O'Keeffe's paintings of natural subjects-not only flowers, but animal bones, sea shells, rocks and desert landscapes-carry with them a peaceful balance of elements, reflecting the artist's love of her subjects as well as a highly developed sense of composition.

By the time her work was first shown in New York in 1916, when she was twenty-eight, O'Keefe had been painting for many years. Even as a child, the forms of nature had fascinated her, by the time she was thirteen years old she knew she was wanted to be an artist.

She studied at the Art Institue of Chicago, with the New York Art Students' League, and at the University of Virginia.
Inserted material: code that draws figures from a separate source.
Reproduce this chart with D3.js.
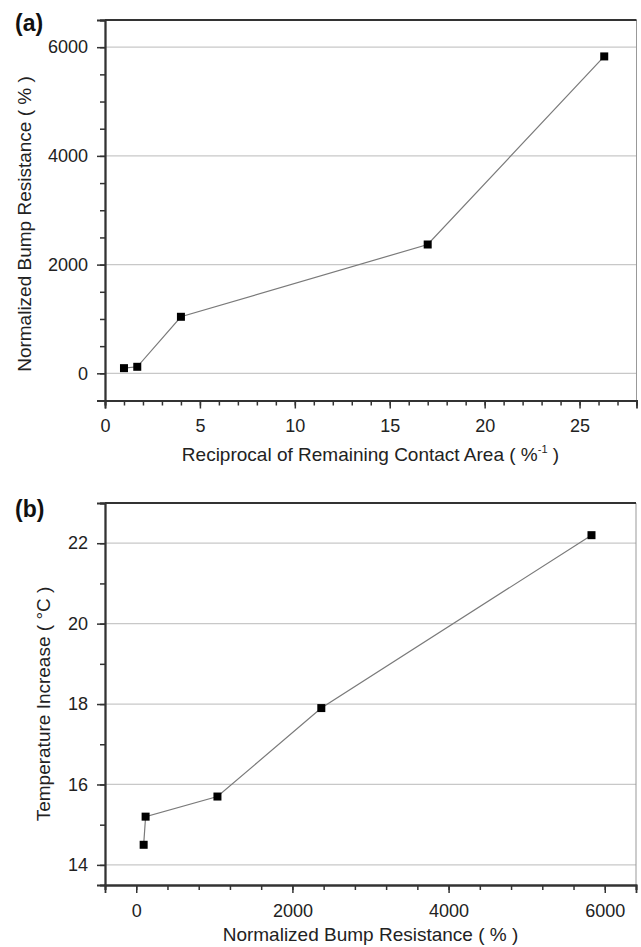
<!DOCTYPE html>
<html>
<head>
<meta charset="utf-8">
<script src="https://cdn.jsdelivr.net/npm/d3@7"></script>
<style>
  html, body { margin: 0; padding: 0; background: #fff; }
  svg { display: block; font-family: "Liberation Sans", Arial, Helvetica, sans-serif; }
</style>
</head>
<body>
<svg id="chart" width="641" height="947"></svg>
<script>
// ---- Data ----
const reciprocalArea = [1.0, 1.7, 4.0, 17.0, 26.3];          // %^-1
const bumpResistance = [95, 120, 1040, 2370, 5830];           // %
const tempIncrease   = [14.5, 15.2, 15.7, 17.9, 22.2];        // °C

const aXTicks = [0, 5, 10, 15, 20, 25];
const aYTicks = [0, 2000, 4000, 6000];
const bXTicks = [0, 2000, 4000, 6000];
const bYTicks = [14, 16, 18, 20, 22];

const svg = d3.select("#chart");

function panel(cfg) {
  const { xDomain, yDomain, left, right, top, bottom, xs, ys,
          xMajor, yMajor, xMinorStep, yMinorStep } = cfg;
  const x = d3.scaleLinear().domain(xDomain).range([left, right]);
  const y = d3.scaleLinear().domain(yDomain).range([bottom, top]);
  const g = svg.append("g");

  // gridlines at major y ticks
  g.append("g").selectAll("line").data(yMajor).join("line")
    .attr("x1", left).attr("x2", right)
    .attr("y1", d => y(d)).attr("y2", d => y(d))
    .attr("stroke", "#c8c8c8").attr("stroke-width", 1.2);

  // frame: right (gray), top (dark)
  g.append("line").attr("x1", right).attr("x2", right).attr("y1", top).attr("y2", bottom)
    .attr("stroke", "#999").attr("stroke-width", 1);
  g.append("line").attr("x1", left).attr("x2", right).attr("y1", top).attr("y2", top)
    .attr("stroke", "#333").attr("stroke-width", 1.8);

  // minor ticks
  const xMinor = d3.range(Math.ceil(xDomain[0] / xMinorStep) * xMinorStep, xDomain[1] + 1e-9, xMinorStep);
  const yMinor = d3.range(Math.ceil(yDomain[0] / yMinorStep) * yMinorStep, yDomain[1] + 1e-9, yMinorStep);

  const xMinAxis = g.append("g").attr("transform", `translate(0,${bottom})`)
    .call(d3.axisBottom(x).tickValues(xMinor).tickSize(5).tickFormat(""));
  const yMinAxis = g.append("g").attr("transform", `translate(${left},0)`)
    .call(d3.axisLeft(y).tickValues(yMinor).tickSize(5).tickFormat(""));

  const xAx = g.append("g").attr("transform", `translate(0,${bottom})`)
    .call(d3.axisBottom(x).tickValues(xMajor).tickSize(8).tickPadding(11).tickFormat(d3.format("d")));
  const yAx = g.append("g").attr("transform", `translate(${left},0)`)
    .call(d3.axisLeft(y).tickValues(yMajor).tickSize(8).tickPadding(9).tickFormat(d3.format("d")));

  [xMinAxis, yMinAxis, xAx, yAx].forEach(a => {
    a.select(".domain").attr("stroke", "#333").attr("stroke-width", 1.8);
    a.selectAll(".tick line").attr("stroke", "#333").attr("stroke-width", 1.5);
    a.selectAll("text").attr("font-size", 18).attr("fill", "#222")
      .attr("font-family", "'Liberation Sans', Arial, sans-serif");
  });

  // line + markers
  const pts = xs.map((v, i) => [v, ys[i]]);
  g.append("path").datum(pts)
    .attr("fill", "none").attr("stroke", "#7a7a7a").attr("stroke-width", 1.2)
    .attr("d", d3.line().x(d => x(d[0])).y(d => y(d[1])));
  const s = 8;
  g.append("g").selectAll("rect").data(pts).join("rect")
    .attr("x", d => x(d[0]) - s / 2).attr("y", d => y(d[1]) - s / 2)
    .attr("width", s).attr("height", s).attr("fill", "#000");

  return { x, y, g };
}

// ---- Panel (a) ----
panel({
  xDomain: [0, 28], yDomain: [-500, 6500],
  left: 105, right: 636.5, top: 20, bottom: 400.5,
  xs: reciprocalArea, ys: bumpResistance,
  xMajor: aXTicks, yMajor: aYTicks, xMinorStep: 1, yMinorStep: 500
});

// ---- Panel (b) ----
panel({
  xDomain: [-400, 6400], yDomain: [13.5, 23],
  left: 105, right: 636, top: 503, bottom: 885,
  xs: bumpResistance, ys: tempIncrease,
  xMajor: bXTicks, yMajor: bYTicks, xMinorStep: 400, yMinorStep: 1
});

// ---- Labels ----
svg.append("text").attr("x", 15).attr("y", 31)
  .attr("font-size", 23).attr("font-weight", "bold").attr("fill", "#111").text("(a)");
svg.append("text").attr("x", 15).attr("y", 517)
  .attr("font-size", 23).attr("font-weight", "bold").attr("fill", "#111").text("(b)");

// top y title
svg.append("text").attr("transform", "translate(31,224) rotate(-90)")
  .attr("text-anchor", "middle").attr("font-size", 19).attr("fill", "#222")
  .text("Normalized Bump Resistance ( % )");

// top x title with superscript
const tx = svg.append("text").attr("x", 370.5).attr("y", 461)
  .attr("text-anchor", "middle").attr("font-size", 19).attr("fill", "#222");
tx.append("tspan").text("Reciprocal of Remaining Contact Area ( %");
tx.append("tspan").attr("font-size", 11).attr("dy", -8).text("-1");
tx.append("tspan").attr("dy", 8).text(" )");

// bottom y title
svg.append("text").attr("transform", "translate(50,704) rotate(-90)")
  .attr("text-anchor", "middle").attr("font-size", 19).attr("fill", "#222")
  .text("Temperature Increase ( °C )");

// bottom x title
svg.append("text").attr("x", 370.5).attr("y", 941)
  .attr("text-anchor", "middle").attr("font-size", 19).attr("fill", "#222")
  .text("Normalized Bump Resistance ( % )");
</script>
</body>
</html>
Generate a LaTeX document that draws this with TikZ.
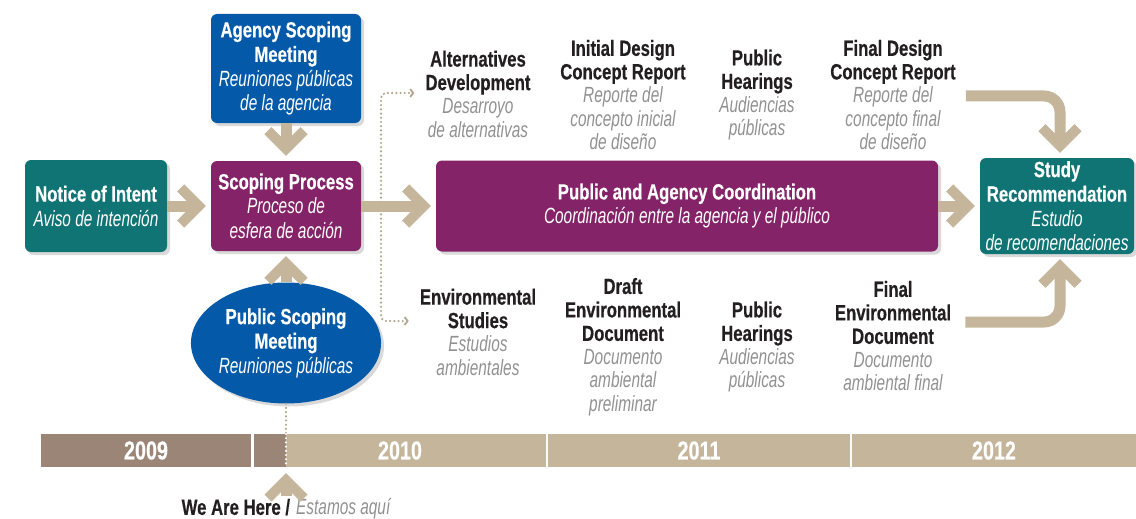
\documentclass[tikz,border=0pt]{standalone}
\usepackage{fontspec}
\setmainfont{Liberation Sans}[BoldFeatures={FakeStretch=0.76,FakeBold=0.4},ItalicFeatures={FakeStretch=0.7}]
\usepackage{xcolor}
\usepackage{tikz}
\usetikzlibrary{positioning,shapes,shadows,arrows.meta}
\definecolor{tealbox}{RGB}{16,116,116}
\definecolor{bluebox}{RGB}{4,90,168}
\definecolor{plumbox}{RGB}{133,35,104}
\definecolor{tanflow}{RGB}{196,181,155}
\definecolor{dottan}{RGB}{178,165,142}
\definecolor{pastbar}{RGB}{155,133,119}
\definecolor{textgray}{RGB}{145,145,145}
\definecolor{textdark}{RGB}{35,31,32}
\newcommand{\en}[1]{{\bfseries #1}}
\newcommand{\es}[1]{{\itshape #1}}
\newcommand{\esg}[1]{{\itshape\color{textgray}#1}}
\tikzstyle{stage}=[rectangle, rounded corners=6pt, text=white, align=center, inner sep=0pt,
        drop shadow={shadow xshift=3pt, shadow yshift=-3pt, opacity=0.3},
        font=\fontsize{22}{24.5}\selectfont]
\tikzstyle{milestone}=[align=center, inner sep=2pt, text=textdark, font=\fontsize{22}{23.5}\selectfont]
\tikzstyle{flow}=[draw=tanflow, line width=11pt, shorten >=5pt,
        -{Straight Barb[length=18pt, width=36pt, line width=10pt, sharp]}]
\tikzstyle{dotline}=[draw=dottan, line width=2.4pt, line cap=round, dash pattern=on 0pt off 4.2pt]
\tikzstyle{year}=[rectangle, inner sep=0pt, minimum height=33pt, text=white,
        font=\bfseries\fontsize{26}{26}\selectfont]

\begin{document}
\begin{tikzpicture}[x=1pt, y=-1pt]
    \useasboundingbox (0,0) rectangle (1136,519);
    % boxes of the process
    \node (notice) [stage, fill=tealbox, minimum width=142, minimum height=92] at (96,206)
        {\en{Notice of Intent}\\\es{Aviso de intención}};
    \node (agency) [stage, fill=bluebox, minimum width=150, minimum height=109] at (286,68.5)
        {\en{Agency Scoping}\\\en{Meeting}\\\es{Reuniones públicas}\\\es{de la agencia}};
    \node (scoping) [stage, fill=plumbox, minimum width=150, minimum height=90] at (286,206)
        {\en{Scoping Process}\\\es{Proceso de}\\\es{esfera de acción}};
    \node (pubmeet) [stage, ellipse, fill=bluebox, minimum width=168, minimum height=121] at (286,343)
        {\en{Public Scoping}\\\en{Meeting}\\\es{Reuniones públicas}};
    \node (coord) [stage, fill=plumbox, minimum width=502, minimum height=91] at (687,206)
        {\en{Public and Agency Coordination}\\\es{Coordinación entre la agencia y el público}};
    \node (study) [stage, fill=tealbox, minimum width=154, minimum height=96] at (1057,206)
        {\en{Study}\\\en{Recommendation}\\\es{Estudio}\\\es{de recomendaciones}};

    % milestones above and below
    \node (altdev) [milestone] at (478,94)
        {\en{Alternatives}\\\en{Development}\\\esg{Desarroyo}\\\esg{de alternativas}};
    \node (idcr) [milestone] at (623,95)
        {\en{Initial Design}\\\en{Concept Report}\\\esg{Reporte del}\\\esg{concepto inicial}\\\esg{de diseño}};
    \node (hearup) [milestone] at (757,95)
        {\en{Public}\\\en{Hearings}\\\esg{Audiencias}\\\esg{públicas}};
    \node (fdcr) [milestone] at (893,95)
        {\en{Final Design}\\\en{Concept Report}\\\esg{Reporte del}\\\esg{concepto final}\\\esg{de diseño}};
    \node (envst) [milestone] at (478,332)
        {\en{Environmental}\\\en{Studies}\\\esg{Estudios}\\\esg{ambientales}};
    \node (dedoc) [milestone] at (623,347)
        {\en{Draft}\\\en{Environmental}\\\en{Document}\\\esg{Documento}\\\esg{ambiental}\\\esg{preliminar}};
    \node (heardown) [milestone] at (757,347)
        {\en{Public}\\\en{Hearings}\\\esg{Audiencias}\\\esg{públicas}};
    \node (fedoc) [milestone] at (893,336)
        {\en{Final}\\\en{Environmental}\\\en{Document}\\\esg{Documento}\\\esg{ambiental final}};

    % time line
    \node (y2009) [year, fill=pastbar, minimum width=210] at (146,450.5) {2009};
    \node (y2010) [year, fill=tanflow, minimum width=292] at (400,450.5) {2010};
    \node (elapsed) [year, fill=pastbar, minimum width=32] at (270,450.5) {};
    \node (y2011) [year, fill=tanflow, minimum width=302] at (699,450.5) {2011};
    \node (y2012) [year, fill=tanflow, minimum width=284] at (994,450.5) {2012};
    \coordinate (nowtop) at (286,434);
    \coordinate (nowmark) at (286,467);
    \node (here) [milestone, inner sep=0pt] at (286,509) {\en{We Are Here /} \esg{Estamos aquí}};

    % dotted connectors
    \coordinate (fork) at (381,206);
    \draw[dotline, rounded corners=5pt, -{Straight Barb[length=3pt, width=8pt, line width=1.8pt]},
        shorten >=9pt] (fork) |- ([yshift=1pt]altdev.west);
    \draw[dotline, rounded corners=5pt, -{Straight Barb[length=3pt, width=8pt, line width=1.8pt]},
        shorten >=9pt] (fork) |- ([yshift=11pt]envst.west);
    \draw[dotline] (pubmeet.south) -- (nowtop);
    \draw[dotline, draw=white] (nowtop) -- (nowmark);

    % flow arrows
    \draw[flow] (notice) -- (scoping);
    \draw[flow] (agency) -- (scoping);
    \draw[flow] (pubmeet) -- (scoping);
    \draw[flow] (scoping) -- (coord);
    \draw[flow] (coord) -- (study);
    \draw[flow, rounded corners=16pt] ([xshift=8pt,yshift=-1pt]fdcr.east) -| ([xshift=3pt]study.north);
    \draw[flow, rounded corners=16pt] ([xshift=12pt,yshift=14pt]fedoc.east) -| ([xshift=3pt]study.south);
    \draw[flow, shorten >=6pt] ([yshift=2pt]here.north) -- (nowmark);
\end{tikzpicture}
\end{document}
These studies refined her technique and led to a postion as an art educator for the Texas public schools. 

While working in Texas she met a New York photographer and art dealer named Alfred Stieglitz who later became her husband and opened in his gallery her first exhibition.

She eventually settled in New Mexico in 1949, where she painted stark, boldly colored landscapes and abstracts that evoked her impressions of her Southwestern desert environment.

WHITE PANCY - A magnified flower fills the entire canvas of White Pancy. The study of a flower is clear and precise with few details. The color is strong and bold. The design is controlled. This is an example of O'Keeffe's style of painting.


Although her goal was to reveal the form of her subjects rather than any purely sentimental meaning, her paintings often have a strong emotional impact.